Thursday, December 1, 2011

Timothy Matovina's "Latino Catholicism"

Timothy Matovina is professor of theology and the William and Anna Jean Cushwa Director of the Cushwa Center for the Study of American Catholicism at the University of Notre Dame. His books include Guadalupe and Her Faithful: Latino Catholics in San Antonio, from Colonial Origins to the Present and Horizons of the Sacred: Mexican Traditions in U.S. Catholicism.

He applied the “Page 99 Test” to his new book, Latino Catholicism: Transformation in America's Largest Church, and reported the following:
The primary interpretive lens of Latino Catholicism is how the U.S. context, the U.S. Catholic Church, and Latinos mutually transform one another. Thus the book assesses how Latinos’ attempts to celebrate their faith and bring it to bear on the everyday realities of their lives have shaped parishes, apostolic movements, leadership, ministries, worship, voting patterns, social activism, and much more. At the same time, the lives and faith of Latino Catholics are being dramatically refashioned through the multiple pressures of assimilation, the upsurge of Pentecostal and evangelical religion, other types of religious pluralism, growing secularization, civil rights struggles, conservative political forces, and ongoing controversies over immigration and clergy sexual abuse. This book examines these mutual influences in detail, showing how U.S. Catholicism is being shaped by the rise of a largely working-class Latino population in a church whose leadership at all levels is still predominantly Euro-American and middle class.

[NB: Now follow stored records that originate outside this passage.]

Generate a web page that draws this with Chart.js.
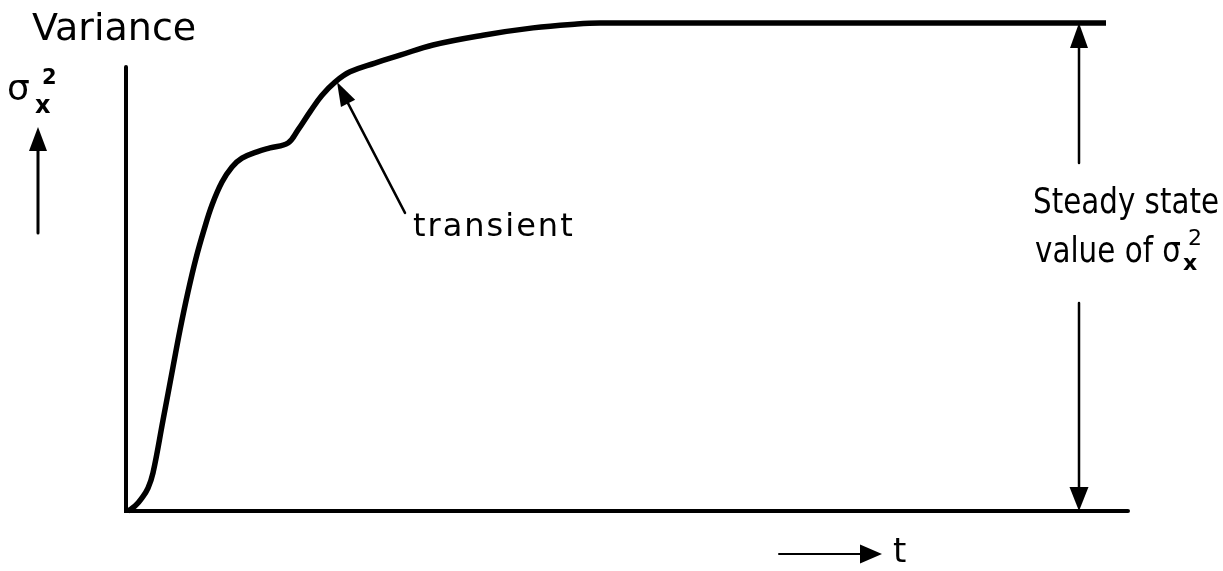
<!DOCTYPE html>
<html>
<head>
<meta charset="utf-8">
<script src="https://cdn.jsdelivr.net/npm/chart.js@4.4.1/dist/chart.umd.min.js"></script>
<style>
    body { margin: 0; background: #fff; }
    canvas { display: block; }
</style>
</head>
<body>
<canvas id="varianceChart" width="1223" height="571"></canvas>
<script>
// time (0..100) and variance (0..100, 100 = steady state)
const timeValues = [0, 0.7, 1.4, 2.0, 2.5, 3.5, 4.5, 5.2, 6.0, 6.8, 7.6, 8.4, 9.4, 10.4, 11.4, 12.9, 14.2, 16.0, 17.0, 18.2, 19.4, 20.7, 22.2, 24.7, 27.2, 30.5, 35.5, 40.5, 44.9, 47.2, 97.8];
const varianceValues = [0, 1.0, 2.7, 4.7, 7.8, 18.6, 29.5, 37.1, 44.9, 51.8, 57.6, 62.7, 67.4, 70.5, 72.3, 73.6, 74.4, 75.4, 78.1, 81.8, 85.2, 87.9, 90.0, 91.8, 93.4, 95.5, 97.5, 99.0, 99.8, 100, 100];
const steadyStateValue = 100;
const yAxisTop = 91;

const FONT = "'DejaVu Sans', sans-serif";

// Draw a line with a filled arrow head at (x2, y2)
function drawArrow(ctx, x1, y1, x2, y2, width, headLen, headWidth) {
    const ang = Math.atan2(y2 - y1, x2 - x1);
    const bx = x2 - headLen * Math.cos(ang);
    const by = y2 - headLen * Math.sin(ang);
    ctx.beginPath();
    ctx.lineWidth = width;
    ctx.moveTo(x1, y1);
    ctx.lineTo(bx, by);
    ctx.stroke();
    ctx.beginPath();
    ctx.moveTo(x2, y2);
    ctx.lineTo(bx + (headWidth / 2) * Math.sin(ang), by - (headWidth / 2) * Math.cos(ang));
    ctx.lineTo(bx - (headWidth / 2) * Math.sin(ang), by + (headWidth / 2) * Math.cos(ang));
    ctx.closePath();
    ctx.fill();
}

const sketchPlugin = {
    id: "sketch",
    afterDatasetsDraw(chart) {
        const ctx = chart.ctx;
        const xs = chart.scales.x;
        const ys = chart.scales.y;
        const px = (t) => xs.getPixelForValue(t);
        const py = (v) => ys.getPixelForValue(v);

        ctx.save();
        ctx.strokeStyle = "#000";
        ctx.fillStyle = "#000";
        ctx.lineCap = "round";

        // axes
        ctx.lineWidth = 4;
        ctx.beginPath();
        ctx.moveTo(px(-0.2), py(yAxisTop));
        ctx.lineTo(px(-0.2), py(0));
        ctx.lineTo(px(100), py(0));
        ctx.stroke();

        // steady state double arrow
        drawArrow(ctx, px(95.1), py(71.3), px(95.1), py(steadyStateValue), 2.5, 25, 18);
        drawArrow(ctx, px(95.1), py(42.6), px(95.1), py(0), 2.5, 24, 19);

        // transient pointer
        drawArrow(ctx, px(27.7), py(61.1), px(20.9), py(87.9), 2.5, 24, 16);

        // time arrow
        drawArrow(ctx, px(65.1), py(-8.8), px(75.4), py(-8.8), 2, 22, 19);

        ctx.textBaseline = "alphabetic";
        ctx.textAlign = "left";

        ctx.font = "32px " + FONT;
        ctx.letterSpacing = "2px";
        ctx.fillText("transient", px(28.5), py(56.4));
        ctx.letterSpacing = "0px";

        ctx.font = "34px " + FONT;
        ctx.fillText("t", px(76.5), py(-10.5));

        // steady state label
        ctx.font = "36px " + FONT;
        ctx.fillText("Steady state", px(90.5), py(61.1), 186);
        ctx.fillText("value of σ", px(90.7), py(51.0), 146);
        ctx.font = "bold 22px " + FONT;
        ctx.fillText("x", px(105.5), py(49.4));
        ctx.font = "22px " + FONT;
        ctx.fillText("2", px(106.0), py(54.5));

        // y-axis title (left of plot)
        ctx.font = "38px " + FONT;
        ctx.fillText("Variance", 32, 40);
        ctx.font = "36px " + FONT;
        ctx.fillText("σ", 7, 100);
        ctx.font = "bold 24px " + FONT;
        ctx.fillText("x", 35, 113);
        ctx.font = "bold 21px " + FONT;
        ctx.fillText("2", 42, 84);
        drawArrow(ctx, 38, 233, 38, 127, 3, 24, 18);

        ctx.restore();
    },
};

const ctx = document.getElementById("varianceChart").getContext("2d");

const varianceChart = new Chart(ctx, {
    type: "line",
    data: {
        datasets: [
            {
                data: timeValues.map((t, i) => ({ x: t, y: varianceValues[i] })),
                borderColor: "#000",
                borderWidth: 5.5,
                borderJoinStyle: "round",
                pointRadius: 0,
                fill: false,
                tension: 0.4,
                clip: false,
            },
        ],
    },
    options: {
        responsive: false,
        animation: false,
        layout: {
            padding: { left: 128, right: 95, top: 23, bottom: 60 },
        },
        scales: {
            x: { type: "linear", min: 0, max: 100, display: false },
            y: { min: 0, max: 100, display: false },
        },
        plugins: {
            legend: { display: false },
            tooltip: { enabled: false },
        },
    },
    plugins: [sketchPlugin],
});
</script>
</body>
</html>
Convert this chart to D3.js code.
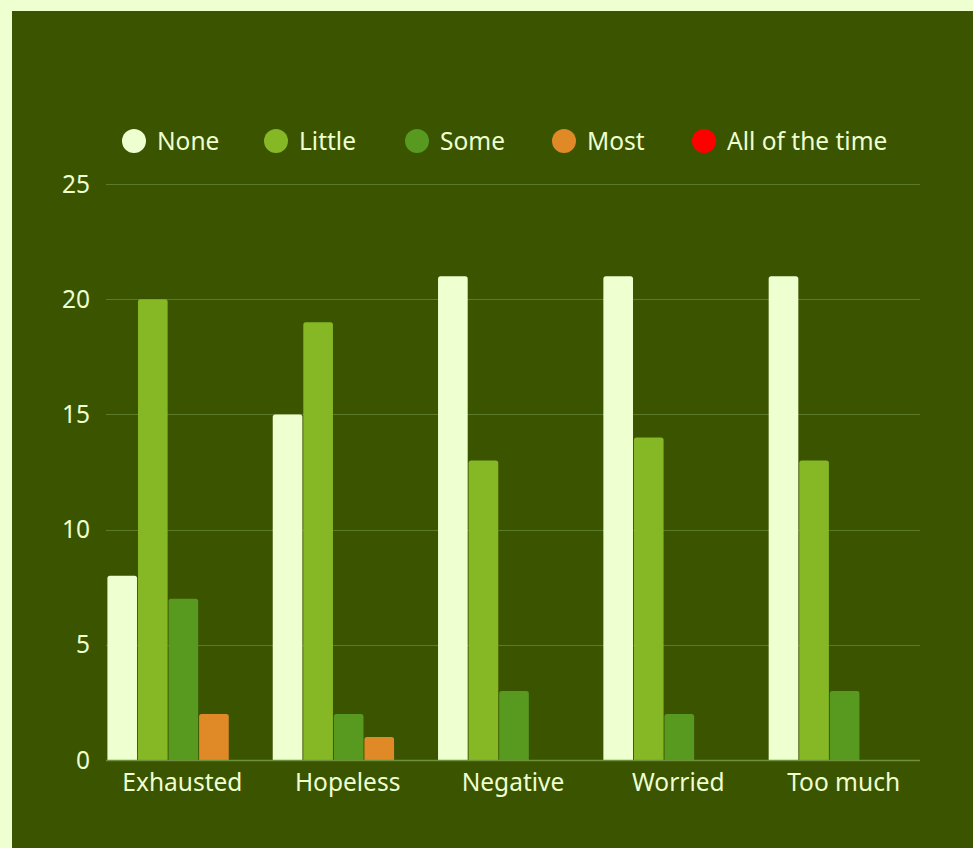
<!DOCTYPE html>
<html>
<head>
<meta charset="utf-8">
<script src="https://cdn.jsdelivr.net/npm/d3@7"></script>
<style>
  html, body { margin: 0; padding: 0; background: #eeffd0; }
  svg { display: block; }
</style>
</head>
<body>
<svg id="chart" width="973" height="848"></svg>
<script>
const categories = ["Exhausted", "Hopeless", "Negative", "Worried", "Too much"];
const seriesNames = ["None", "Little", "Some", "Most", "All of the time"];
const seriesColors = ["#eeffd0", "#86b825", "#58991f", "#e08a27", "#ff0000"];
const noneValues = [8, 15, 21, 21, 21];
const littleValues = [20, 19, 13, 14, 13];
const someValues = [7, 2, 3, 2, 3];
const mostValues = [2, 1, 0, 0, 0];
const allValues = [0, 0, 0, 0, 0];
const yTicks = [0, 5, 10, 15, 20, 25];

const seriesValues = [noneValues, littleValues, someValues, mostValues, allValues];

const svg = d3.select("#chart");
const W = 973, H = 848;
const textColor = "#eeffd0";
const fontFamily = "'Noto Sans', 'Open Sans', sans-serif";
const fontSize = "24.5px";

// dark panel
svg.append("rect").attr("x", 12).attr("y", 11).attr("width", W - 12).attr("height", H - 11)
  .attr("fill", "#3a5400");

const plot = { left: 106.5, right: 921.5, top: 184, bottom: 760 };

const x0 = d3.scaleBand().domain(categories).range([plot.left, plot.right])
  .paddingInner(0.07).paddingOuter(0);
const x1 = d3.scaleBand().domain(seriesNames).range([0, x0.bandwidth()]).padding(0.03);
const y = d3.scaleLinear().domain([0, 25]).range([plot.bottom, plot.top]);

// grid lines
svg.append("g").selectAll("line").data(yTicks.filter(d => d > 0)).join("line")
  .attr("x1", 106).attr("x2", 920)
  .attr("y1", d => Math.round(y(d)) + 0.5).attr("y2", d => Math.round(y(d)) + 0.5)
  .attr("stroke", "#5c7a2c").attr("stroke-width", 1);

// y tick labels
svg.append("g").selectAll("text").data(yTicks).join("text")
  .attr("x", 90).attr("y", d => y(d))
  .attr("dy", "0.35em")
  .attr("text-anchor", "end")
  .attr("fill", textColor)
  .style("font-family", fontFamily).style("font-size", fontSize)
  .text(d => d);

// bars with slightly rounded tops
function topRoundedRect(x, yTop, w, h, r) {
  if (h <= 0) return "";
  r = Math.min(r, h, w / 2);
  return `M${x},${yTop + h}V${yTop + r}Q${x},${yTop} ${x + r},${yTop}H${x + w - r}Q${x + w},${yTop} ${x + w},${yTop + r}V${yTop + h}Z`;
}

const groups = svg.append("g").selectAll("g").data(categories).join("g")
  .attr("transform", d => `translate(${x0(d)},0)`);

groups.selectAll("path")
  .data((c, ci) => seriesNames.map((s, si) => ({ s, si, v: seriesValues[si][ci] })))
  .join("path")
  .attr("d", d => topRoundedRect(x1(d.s), y(d.v), x1.bandwidth(), y(0) - y(d.v), 2.5))
  .attr("fill", d => seriesColors[d.si]);

// baseline
svg.append("line").attr("x1", 106).attr("x2", 920)
  .attr("y1", y(0) + 0.5).attr("y2", y(0) + 0.5)
  .attr("stroke", "#6e8f3c").attr("stroke-width", 1.5);

// x labels
svg.append("g").selectAll("text").data(categories).join("text")
  .attr("x", d => x0(d) + x0.bandwidth() / 2 - 1)
  .attr("y", 791)
  .attr("text-anchor", "middle")
  .attr("fill", textColor)
  .style("font-family", fontFamily).style("font-size", fontSize)
  .text(d => d);

// legend
const legendX = [134, 276, 417, 564, 704];
const legend = svg.append("g").selectAll("g").data(seriesNames).join("g")
  .attr("transform", (d, i) => `translate(${legendX[i]},141)`);
legend.append("circle").attr("r", 12).attr("fill", (d, i) => seriesColors[i]);
legend.append("text").attr("x", 23).attr("dy", "0.35em")
  .attr("fill", textColor)
  .style("font-family", fontFamily).style("font-size", fontSize)
  .text(d => d);
</script>
</body>
</html>
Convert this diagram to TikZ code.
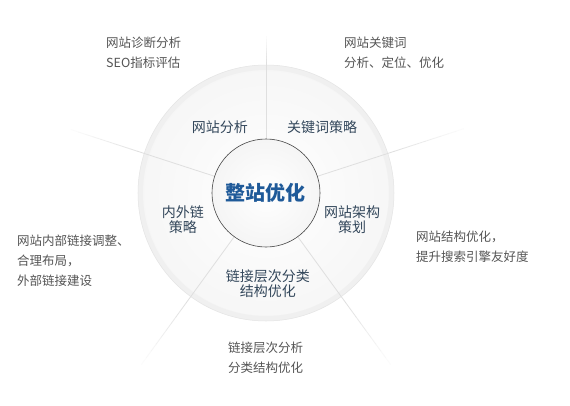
\documentclass[tikz,border=0pt]{standalone}
\usepackage{fontspec}
\setmainfont{Noto Sans CJK SC}
\usetikzlibrary{calc}

\definecolor{notegray}{HTML}{555555}
\definecolor{partslate}{HTML}{33475B}
\definecolor{hubblue}{HTML}{1F5A99}

\begin{document}
\begin{tikzpicture}[x=1pt,y=1pt,
	note/.style={font=\fontsize{12.5}{20}\selectfont,text=notegray,align=left,anchor=west,inner sep=0pt},
	part/.style={font=\fontsize{14}{15}\selectfont,text=partslate,align=center,inner sep=0pt},
	spoke/.style={draw=gray!25,line width=0.8pt}]
	\useasboundingbox (-266,-212) rectangle (304,193);
	\fill[white] (-266,-212) rectangle (304,193);
	%
	\coordinate (o) at (0,0);
	\shade[inner color=white,outer color=gray!7] (o) circle (128);
	\draw[gray!12,line width=5pt] (o) circle (125.5);
	\draw[gray!20,line width=0.5pt] (o) circle (128);
	\foreach \a/\l [count=\i] in {90/157,18/208,-54/212,-126/212,162/205} {
		\coordinate (r\i) at (\a:128);
		\coordinate (s\i) at (\a:\l);
	}
	\foreach \i in {1,...,5} {
		\draw[spoke] (o) -- (r\i);
		\foreach \k [evaluate=\k as \op using 1-(\k-1)/10] in {1,...,10}
			\draw[spoke,draw opacity=\op] ($(r\i)!{(\k-1)/10}!(s\i)$) -- ($(r\i)!{\k/10}!(s\i)$);
	}
	%
	\node[circle,minimum size=108pt,inner sep=0pt,shade,inner color=white,outer color=gray!8,
		draw=gray!55!black,line width=0.6pt,text=hubblue,font=\fontsize{20}{22}\selectfont\bfseries] (hub) at (o) {整站优化};
	%
	\node[part] (wzfx) at (-46,66) {网站分析};
	\node[part] (gjc) at (56,66) {关键词策略};
	\node[part] (nwl) at (-83,-27) {内外链\\策略};
	\node[part] (wzjg) at (86,-27) {网站架构\\策划};
	\node[part] (ljcc) at (2,-91) {链接层次分类\\结构优化};
	%
	\node[note] (zd) at (-160,140.5) {网站诊断分析\\SEO指标评估};
	\node[note] (gjcfx) at (78,140.5) {网站关键词\\分析、定位、优化};
	\node[note] (jgyh) at (150,-54) {网站结构优化，\\提升搜索引擎友好度};
	\node[note] (cc) at (-38,-165) {链接层次分析\\分类结构优化};
	\node[note] (nblj) at (-249,-68) {网站内部链接调整、\\合理布局，\\外部链接建设};
\end{tikzpicture}
\end{document}
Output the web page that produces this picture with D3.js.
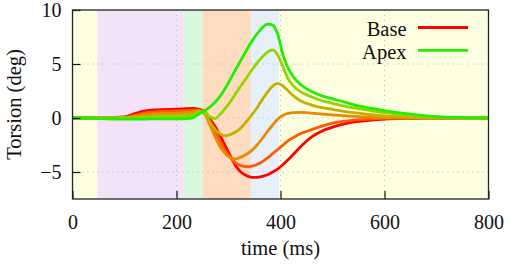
<!DOCTYPE html>
<html>
<head>
<meta charset="utf-8">
<script src="https://cdn.jsdelivr.net/npm/d3@7"></script>
<style>
  body { margin: 0; background: #fff; }
  svg text { font-family: 'Liberation Serif', 'DejaVu Serif', serif; fill: #111; }
</style>
</head>
<body>
<div id="chart"></div>
<script>
// time samples (ms)
const times = [0, 50, 100, 120, 140, 160, 200, 230, 245, 255, 265, 275, 285, 295, 305, 315, 325, 335, 345, 355,
  365, 375, 385, 395, 405, 415, 425, 440, 460, 480, 500, 525, 550, 575, 600, 650, 700, 800]

// torsion (deg), base -> apex
const base = [0, 0, 0.1, 0.4, 0.65, 0.75, 0.82, 0.88, 0.8, 0.55, -0.15, -0.85, -1.75, -2.7, -3.65, -4.5, -5.05, -5.35, -5.5, -5.5,
  -5.4, -5.25, -5.0, -4.7, -4.3, -3.85, -3.35, -2.6, -1.75, -1.2, -0.85, -0.52, -0.32, -0.19, -0.1, -0.03, 0, 0]
const level2 = [0, 0, 0.05, 0.25, 0.48, 0.58, 0.65, 0.72, 0.72, 0.45, -0.45, -1.35, -2.3, -3.1, -3.75, -4.2, -4.42, -4.5, -4.45, -4.3,
  -4.05, -3.7, -3.3, -2.9, -2.5, -2.1, -1.8, -1.42, -1.08, -0.75, -0.48, -0.28, -0.15, -0.08, -0.04, -0.01, 0, 0]
const level3 = [0, 0, 0.02, 0.15, 0.3, 0.38, 0.45, 0.55, 0.66, 0.3, -0.7, -1.8, -2.75, -3.35, -3.72, -3.78, -3.6, -3.35, -3.0, -2.5,
  -1.9, -1.25, -0.65, -0.1, 0.25, 0.42, 0.5, 0.52, 0.45, 0.36, 0.28, 0.2, 0.12, 0.07, 0.04, 0.01, 0, 0]
const level4 = [0, 0, 0, 0.06, 0.15, 0.22, 0.28, 0.4, 0.6, 0.35, -0.45, -1.1, -1.5, -1.65, -1.5, -1.25, -0.85, -0.3, 0.3, 0.95,
  1.7, 2.4, 2.95, 3.2, 2.95, 2.5, 2.05, 1.55, 1.2, 0.95, 0.8, 0.58, 0.45, 0.3, 0.2, 0.07, 0.01, 0]
const level5 = [0, 0, 0, 0.02, 0.06, 0.08, 0.12, 0.2, 0.52, 0.5, 0.1, -0.05, 0.4, 0.95, 1.6, 2.35, 3.05, 3.75, 4.45, 5.1,
  5.65, 6.1, 6.3, 5.8, 4.7, 3.6, 2.95, 2.4, 1.95, 1.6, 1.35, 1.08, 0.86, 0.66, 0.5, 0.22, 0.07, 0]
const apex = [0, -0.05, -0.1, -0.1, -0.1, -0.08, -0.08, 0, 0.42, 0.7, 1.05, 1.5, 2.1, 2.85, 3.7, 4.6, 5.45, 6.3, 7.1, 7.8,
  8.35, 8.7, 8.6, 7.7, 5.8, 4.6, 3.8, 3.05, 2.45, 2.05, 1.78, 1.45, 1.12, 0.88, 0.68, 0.35, 0.12, 0]

const seriesValues = [base, level2, level3, level4, level5, apex]
const seriesColors = ['#ff0000', '#ff5a00', '#e88a00', '#c4b000', '#96d400', '#22ee00']

// cardiac phase bands (ms)
const phaseStart = [0, 48, 214, 250, 343, 397]
const phaseEnd = [48, 214, 250, 343, 397, 800]
const phaseColors = ['#fefee0', '#f3e2f8', '#daf8de', '#fddcbf', '#e6f0fb', '#fefee0']

const xTicks = [0, 200, 400, 600, 800]
const yTicks = [-5, 0, 5, 10]
const legendNames = ['Base', 'Apex']

const width = 510
const height = 267

const svg = d3.select('#chart')
  .append('svg')
  .attr('width', width)
  .attr('height', height)

const x = d3.scaleLinear().domain([0, 800]).range([72.5, 488.5])
const y = d3.scaleLinear().domain([-7.5, 10]).range([199, 10])

// bands
svg.selectAll('.phase')
  .data(phaseStart)
  .enter()
  .append('rect')
  .attr('class', 'phase')
  .attr('x', d => x(d))
  .attr('y', y(10))
  .attr('width', (d, i) => x(phaseEnd[i]) - x(d))
  .attr('height', y(-7.5) - y(10))
  .style('fill', (d, i) => phaseColors[i])

// dotted grid
const grid = svg.append('g').attr('class', 'grid')
grid.selectAll('.gx')
  .data([200, 400, 600])
  .enter()
  .append('line')
  .attr('x1', d => x(d)).attr('x2', d => x(d))
  .attr('y1', y(10)).attr('y2', y(-7.5))
grid.selectAll('.gy')
  .data([-5, 0, 5])
  .enter()
  .append('line')
  .attr('x1', x(0)).attr('x2', x(800))
  .attr('y1', d => y(d)).attr('y2', d => y(d))
grid.selectAll('line')
  .style('stroke', '#b8b8b8')
  .style('stroke-width', 1)
  .style('stroke-dasharray', '1,4')

// curves
const line = d3.line()
  .x((d, i) => x(times[i]))
  .y(d => y(d))
  .curve(d3.curveMonotoneX)

svg.selectAll('.torsion')
  .data(seriesValues)
  .enter()
  .append('path')
  .attr('class', 'torsion')
  .attr('d', d => line(d))
  .style('fill', 'none')
  .style('stroke', (d, i) => seriesColors[i])
  .style('stroke-width', 2.8)
  .style('stroke-linejoin', 'round')

// axes
const xAxis = d3.axisBottom(x).tickValues(xTicks).tickSize(-8).tickPadding(16)
const yAxis = d3.axisLeft(y).tickValues(yTicks).tickSize(-8).tickPadding(11)

const gx = svg.append('g')
  .attr('transform', 'translate(0,' + y(-7.5) + ')')
  .call(xAxis)
const gy = svg.append('g')
  .attr('transform', 'translate(' + x(0) + ',0)')
  .call(yAxis)

svg.selectAll('.domain').remove()
svg.selectAll('.tick line').style('stroke', '#111').style('stroke-width', 1.2)
svg.selectAll('.tick text')
  .style('font-size', '20px')
  .style('font-family', "'Liberation Serif', 'DejaVu Serif', serif")
  .style('fill', '#111')
gy.selectAll('.tick text').attr('dy', '0.34em')

// frame
svg.append('rect')
  .attr('x', x(0))
  .attr('y', y(10))
  .attr('width', x(800) - x(0))
  .attr('height', y(-7.5) - y(10))
  .style('fill', 'none')
  .style('stroke', '#222')
  .style('stroke-width', 1.3)

// titles
svg.append('text')
  .attr('x', (x(0) + x(800)) / 2)
  .attr('y', 255)
  .attr('text-anchor', 'middle')
  .style('font-size', '20.5px')
  .text('time (ms)')

svg.append('text')
  .attr('transform', 'translate(21,' + y(1.25) + ') rotate(-90)')
  .attr('text-anchor', 'middle')
  .style('font-size', '20.5px')
  .text('Torsion (deg)')

// legend
const legend = svg.selectAll('.legend')
  .data(legendNames)
  .enter()
  .append('g')
  .attr('class', 'legend')
  .attr('transform', (d, i) => 'translate(0,' + (27.5 + i * 22.8) + ')')

legend.append('text')
  .attr('x', 406.5)
  .attr('y', 8.5)
  .attr('text-anchor', 'end')
  .style('font-size', '20.5px')
  .text(d => d)

legend.append('line')
  .attr('x1', 418)
  .attr('x2', 468)
  .attr('y1', 0)
  .attr('y2', 0)
  .style('stroke', (d, i) => i === 0 ? seriesColors[0] : seriesColors[seriesColors.length - 1])
  .style('stroke-width', 2.8)
</script>
</body>
</html>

Page 99 illustrates well the volume’s overall focus on mutual transformations. It discusses the attraction of charismatic evangelical-type religious movements among Latinos, in some cases leading them away from the Catholic Church, in other cases motivating them to transform Catholic religious practice. The Catholic Charismatic Renewal introduced on this page is the largest and most understudied apostolic movement among Latinos; some recent surveys even conclude that more Latinos in the United States self-identify as Catholic Charismatics than their counterparts who self-identify as Pentecostals. The narration of former Pentecostal Elisabeth Román’s experience of the Catholic Charismatic Renewal opens the chapter focused on this topic. That chapter reveals how the rise of Pentecostal and evangelical religion has influenced the Catholic Church and its Latino adherents, who in turn have shaped the church and its worship and devotion with charismatic expressions of their Latino Catholic spirituality.

From page 99:
in common prayer, faith formation, and evangelization activities, often in smaller-sized communities that foster a stronger sense of commitment and belonging than many large parish congregations. Though far more Catholics are attracted to evangelical and Pentecostal groups than vice versa, the dynamism of apostolic movements is illuminated in the non-Catholics who are drawn to participate in them. Puerto Rican Chicagoan Elisabeth Román “was raised in a strict Pentecostal household and indoctrinated from an early age about the evils of the Catholic Church.” Faced with a personal crisis and lacking a spiritual home after a twenty-year hiatus from church attendance, she accepted a friend’s invitation to a parish Mass imbued with the spirit of the Catholic Charismatic Renewal, an apostolic group centered on the gifts and the power of the Holy Spirit that seeks to renew Christian faith through community life, prayer, preaching, healing ministries, and evangelization. Román continued to worship at the Charismatic Mass each Sunday for three months. Impressed with the community’s faith, her own sense of inner peace, and the fact that no one pressured her to become Catholic, she went through the process of being received into the Catholic Church, over the strong objections of her family members. To this day, at family gatherings Román is “lectured on how I have abandoned God for Catholicism, and should I die without repenting, my soul will be eternally condemned to hell.” Yet she insists that “the spirited [Catholic Charismatic] church I encountered, and the one I have learned to love and serve, seems to be what many Latinos are seeking.” Román concludes that “for Hispanics, who must live between two cultures, charismatic Catholicism can offer the best of both worlds: participation in the sacraments and a personal, livelier form of worship, which is at the heart of our religious experience.”